The European primary market remained as slow as ever last week. Deals continue to be originated for central bank repo collateral, and there is no indication of when primary market activity will pick up again, market analysts said.
Almost all of the 83 billion ($130.4 billion) of assets structured over the month of June was retained by banks for the purpose of the European Central Bank's (ECB) refinancing operation. U.K. lenders led the way with Royal Bank of Scotland issuing an RMBS deal sized at GBP16.8 billion ($33.2 billion).
In Continental Europe, Fortis Bank issued a 15 billion Belgian BASS master trust, and Barclays Capital's Italian arm issued a 4 billion single, triple-A tranche deal dubbed Mercurio.
Last week saw the 2.5 billion Greek SME securitization for EFG Eurobank Ergasias S.A. price. It's the first SME deal from the bank. The deal, Anaptyxi SME, priced its triple-A-rated notes backed by corporate and SME loans and bonds at 45 basis points. The transaction was arranged by Citigroup Global Markets, Deutsche Bank and Eurobank EFG Telesis Finance Investment Firm.

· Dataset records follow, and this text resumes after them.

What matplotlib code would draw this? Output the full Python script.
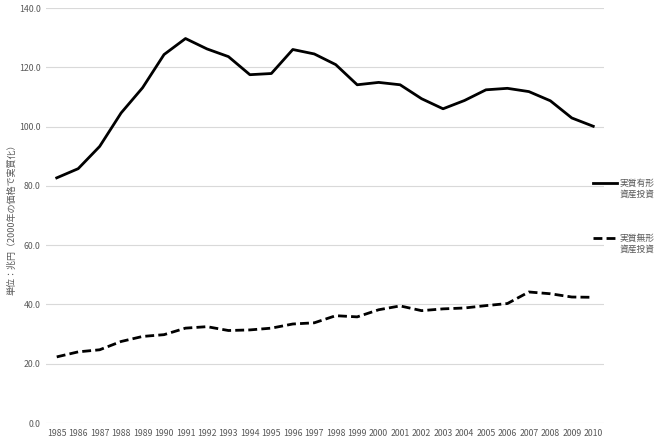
import numpy as np
import matplotlib
matplotlib.use("Agg")
import matplotlib.pyplot as plt
from matplotlib.lines import Line2D

plt.rcParams['font.family'] = ['Noto Sans CJK JP', 'DejaVu Sans']

years = list(range(1985, 2011))
tangible = [82.7, 85.8, 93.3, 104.6, 113.1, 124.3, 129.7, 126.2, 123.6, 117.5,
            117.9, 126.0, 124.5, 120.9, 114.1, 114.9, 114.1, 109.4, 106.0, 108.8,
            112.4, 112.9, 111.8, 108.7, 102.9, 100.1]
intangible = [22.3, 24.0, 24.7, 27.5, 29.2, 29.8, 32.0, 32.5, 31.2, 31.4,
              32.0, 33.4, 33.8, 36.2, 35.8, 38.2, 39.5, 37.9, 38.5, 38.8,
              39.6, 40.3, 44.2, 43.6, 42.5, 42.4]
labels = ['実質有形\n資産投資', '実質無形\n資産投資']
ylabel = '単位：兆円（2000年の価格で実質化）'
grey = '#595959'

fig = plt.figure(figsize=(6.6, 4.4), dpi=100)
ax = fig.add_axes([46 / 660, 17 / 440, 558 / 660, 415 / 440])

x = np.arange(len(years))
ax.plot(x, tangible, color='black', lw=2.0, solid_joinstyle='round')
ax.plot(x, intangible, color='black', lw=2.0, dashes=(3.2, 1.5))

ax.set_xlim(-0.5, len(years) - 0.5)
ax.set_ylim(0, 140)
ax.set_yticks(np.arange(0, 141, 20))
ax.set_yticklabels(['%.1f' % v for v in np.arange(0, 141, 20)])
ax.set_xticks(x)
ax.set_xticklabels([str(y) for y in years])
ax.tick_params(length=0, labelsize=6.3, colors=grey, pad=4)
ax.grid(axis='y', color='#d9d9d9', lw=0.8)
ax.set_axisbelow(True)
for s in ax.spines.values():
    s.set_visible(False)

fig.text(12 / 660, 1 - 217 / 440, ylabel, rotation=90, ha='center', va='center',
         fontsize=6.5, color=grey)

# legend at right
for i, (lab, ls) in enumerate(zip(labels, ['-', '--'])):
    yc = 1 - (183.5 + 55 * i) / 440
    ln = Line2D([593 / 660, 617 / 660], [yc, yc], transform=fig.transFigure,
                color='black', lw=2.0)
    if ls == '--':
        ln.set_dashes((3.2, 1.5))
    fig.add_artist(ln)
    fig.text(620 / 660, yc + 4.5 / 440, lab, ha='left', va='top', fontsize=6.3,
             color=grey, linespacing=1.25)

fig.savefig('out.png', dpi=100)
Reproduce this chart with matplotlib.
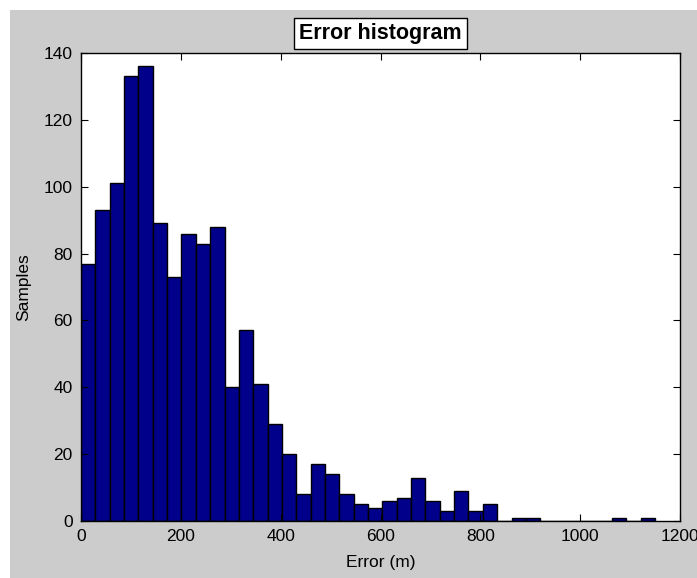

Adriatico Finance SME Srl, the 162.95 million mixed commercial and residential MBS for Cassa di Risparmio della Provincia di Teramo, also closed last week. The pool consists of loans to 1,028 obligors with a weighted average current LTV of 60.88%, 27.9-month seasoning and the largest regional concentration in Central Italy (91.85%). The triple-A-rated 4.6-year Class A notes priced at 75 basis points, and the unrated Class B tranche came in at 500 basis points. The notes were retained by the originator.
"The market shows little sign of improvement," Societe Generale analysts said. "This will keep the pressure on banks to structure deals to be repo eligible backed by low-yielding assets or to come out publicly with more complex assets at high levels."
To be certain, it has been a pretty consistent story in terms of European primary issuance since the credit crunch erupted last year. The deals that have come to market have been retained for ECB repo collateral, but a rising concern over whether this phenomenon might put the market at risk continues to brew.
While the central banks' intervention has provided some much-needed stability by delivering a liquidity lifeline for the whole market and avoided the need for direct ECB funding, it has also created concern over opportunistic issuers creating a level of risk by packaging less appealing loans into their securitization transactions.
"The only concern we have is the opportunistic behavior of some originators, which have recently structured less conservative pools, and we believe that more transparency and eventual limitations are needed to avoid potential headline risk," UniCredit Markets and Investment Banking analysts said.
A better analysis of ECB eligibility requirements would allay certain concerns over headline risk created by some opportunistic issuers. At the moment, analysts said that the ECB offers insufficient information on which assets are effectively used as collateral for repo financing within its refinancing operation. The ECB discloses only periodic statistics on the amount of asset-backed securities that have been posted as collateral at a specific point in time.
The ECB stated that in September of last year, the total outstanding ABS used as collateral amounted to 215 billion, but with the hefty issuance program that many European banks have undertaken over the last nine months, that volume has reached at least 350 billion, according to UniCredit.
Analysts also disputed the fact that the ECB required that these ABS be rated triple-A. UniCredit said it had identified 11 notes with a rating below triple-A (nine double-A-rated notes and two single-A-rated notes). Analysts said they had also identified an eligible U.K. nonconforming security with an equivalent amount of 10.6 billion. "This is because it is not the rating that is relevant, but the seniority," they said.